*EXERCISE PROMPT*. Repeat the material exactly from its first line to the line that includes "(start) at (5,124);". Skip pictures.

*GIVEN MATERIAL*.
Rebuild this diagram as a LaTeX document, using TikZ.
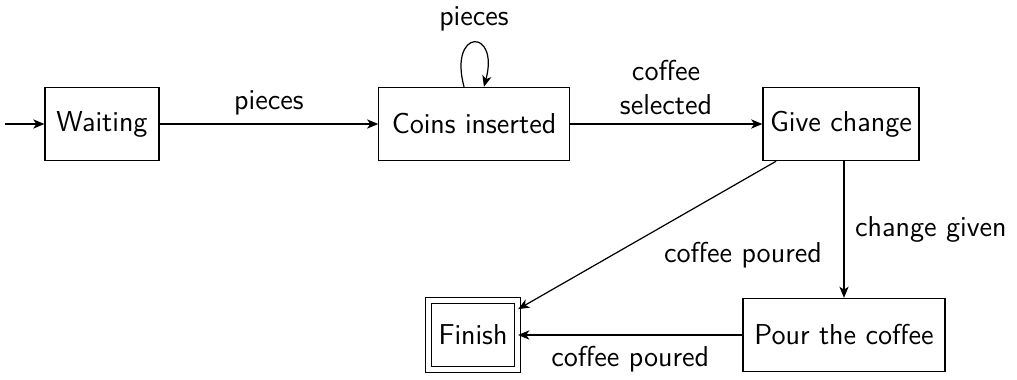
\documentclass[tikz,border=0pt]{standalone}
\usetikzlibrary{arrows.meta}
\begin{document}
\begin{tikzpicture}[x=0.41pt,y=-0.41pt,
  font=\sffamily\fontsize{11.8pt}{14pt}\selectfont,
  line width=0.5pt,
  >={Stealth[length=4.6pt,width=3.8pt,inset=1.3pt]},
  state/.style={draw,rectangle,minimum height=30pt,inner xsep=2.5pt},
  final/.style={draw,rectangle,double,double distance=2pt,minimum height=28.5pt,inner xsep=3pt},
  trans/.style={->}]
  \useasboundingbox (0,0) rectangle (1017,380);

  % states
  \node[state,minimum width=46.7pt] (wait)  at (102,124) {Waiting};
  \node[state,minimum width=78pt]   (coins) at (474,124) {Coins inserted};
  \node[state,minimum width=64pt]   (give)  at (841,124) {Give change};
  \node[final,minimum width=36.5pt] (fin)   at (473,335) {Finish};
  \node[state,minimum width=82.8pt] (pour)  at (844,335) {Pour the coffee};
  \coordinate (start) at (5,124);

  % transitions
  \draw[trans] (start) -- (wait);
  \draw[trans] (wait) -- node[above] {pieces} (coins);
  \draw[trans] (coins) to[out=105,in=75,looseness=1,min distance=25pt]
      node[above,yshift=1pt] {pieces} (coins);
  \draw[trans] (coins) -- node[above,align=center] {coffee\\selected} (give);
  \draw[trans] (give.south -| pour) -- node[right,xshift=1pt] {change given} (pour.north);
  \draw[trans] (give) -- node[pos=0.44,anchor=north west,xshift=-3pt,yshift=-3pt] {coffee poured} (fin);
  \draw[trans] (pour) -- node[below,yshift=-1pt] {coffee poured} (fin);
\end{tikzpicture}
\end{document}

*OUTPUT BELOW*.
Rebuild this diagram as a LaTeX document, using TikZ.
\documentclass[tikz,border=0pt]{standalone}
\usetikzlibrary{arrows.meta}
\begin{document}
\begin{tikzpicture}[x=0.41pt,y=-0.41pt,
  font=\sffamily\fontsize{11.8pt}{14pt}\selectfont,
  line width=0.5pt,
  >={Stealth[length=4.6pt,width=3.8pt,inset=1.3pt]},
  state/.style={draw,rectangle,minimum height=30pt,inner xsep=2.5pt},
  final/.style={draw,rectangle,double,double distance=2pt,minimum height=28.5pt,inner xsep=3pt},
  trans/.style={->}]
  \useasboundingbox (0,0) rectangle (1017,380);

  % states
  \node[state,minimum width=46.7pt] (wait)  at (102,124) {Waiting};
  \node[state,minimum width=78pt]   (coins) at (474,124) {Coins inserted};
  \node[state,minimum width=64pt]   (give)  at (841,124) {Give change};
  \node[final,minimum width=36.5pt] (fin)   at (473,335) {Finish};
  \node[state,minimum width=82.8pt] (pour)  at (844,335) {Pour the coffee};
  \coordinate (start) at (5,124);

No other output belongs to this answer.